04 julho 2009

Tudo começou com o comentário de um amigo: «Então não sabem que os malucos devem ser postos em salas redondas?» Lembrei-me do João César Monteiro a correr no pátio circular de um manicómio, nas Recordações da Casa Amarela. A câmera de filmar no centro a acompanhá-lo, primeiro lento e depois com cada vez maior velocidade. Mais tarde, já em casa, lembrei-me também das ruínas circulares do conto de Borges, onde um homem acaba por perceber, no meio de um incêndio que o consome, que a sua vida não passa de um sonho sonhado por um outro homem. Os círculos tornam-nos autoconscientes, não nos deixam fugir de nós próprios. Provavelmente não é esta a justificação teórica. Em todo o caso, a frase soou-me como uma vaga ameaça: os malucos devem ser postos em salas redondas.

27 junho 2009

Rito de passagem

Lançámos as chuchas da L. em balões de hélio cor-de-laranja. Ela acenou-lhes, sob os incentivos dos amigos que se juntaram a nós no parque para a ocasião. Tenho a certeza de que foi um daqueles momentos que lhe serão recordados por nós de forma cíclica e repetitiva. Ela não se lembrará de os ter lançado e terá de reconstruir essa memória através da nossa. Não se lembrará sequer de ter comido um Cornetto de morango no final, oferecido para apaziguar o nosso sentimento de culpa. Eram três e foram levadas pelo vento em direcções diferentes. Aconselho prudência a quem sair de casa esta noite. Se alguma vos atingir, pedimos desculpa e aconselhamos a que não a experimentem. É um hábito difícil de largar.

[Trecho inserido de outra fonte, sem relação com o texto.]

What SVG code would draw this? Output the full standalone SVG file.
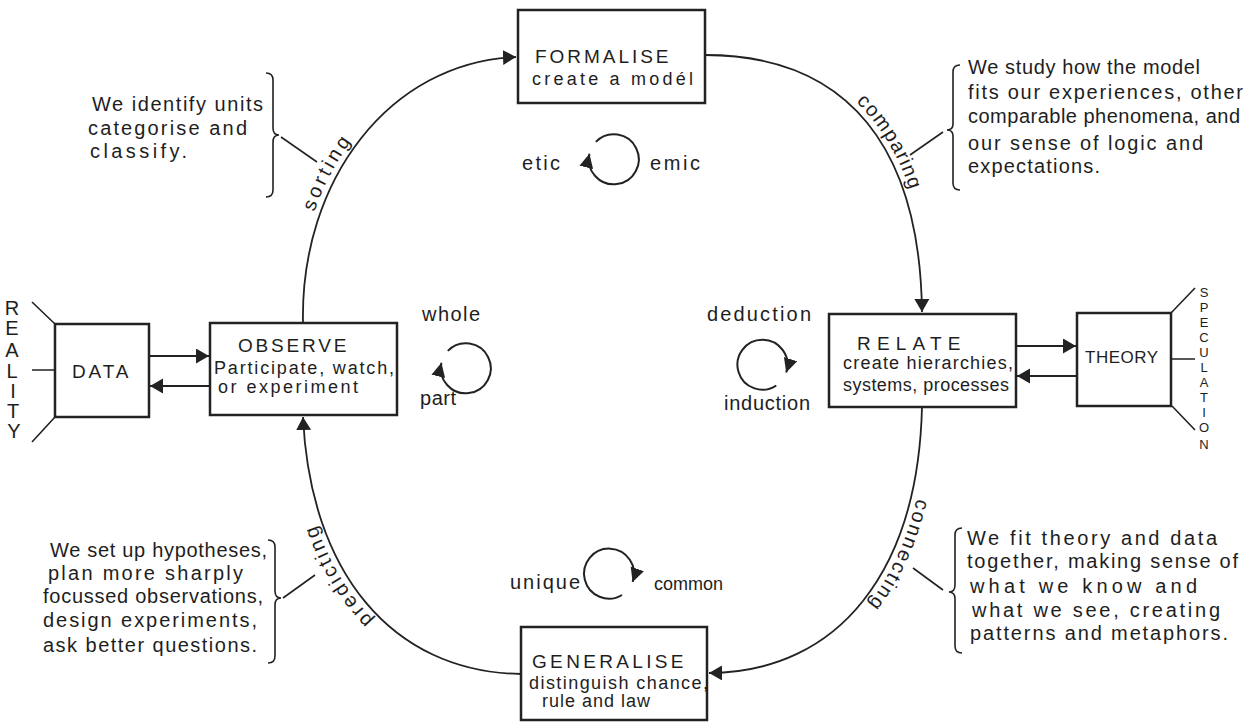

Fragmento de um discurso amoroso

Ao longo da infância tive, como todas as crianças, uma grande quantidade de paixões violentas e impossíveis. Lembro-me do nome de quase todas, desde os meus quatro ou cinco anos. Em retrospectiva, o mais estranho dessas paixões infantis era a impossibilidade de concretização. Aos seis ou sete anos não se namora e, mesmo que existam beijos, não têm o significado que vêm a adquirir mais tarde. Mas o platonismo não tornava menos importante a busca. Mesmo quando a paixão era correspondida, o que é raro acontecer quando somos tão novos, a relação era ritualizada numa série de jogos, de insultos pouco sinceros, de demonstrações de desinteresse mal encenadas. Era um jogo de ténis infinito, jogado entre a vantagem nula e a vantagem temporária de um dos dois, por nenhum deles saber o que fazer em caso de vitória.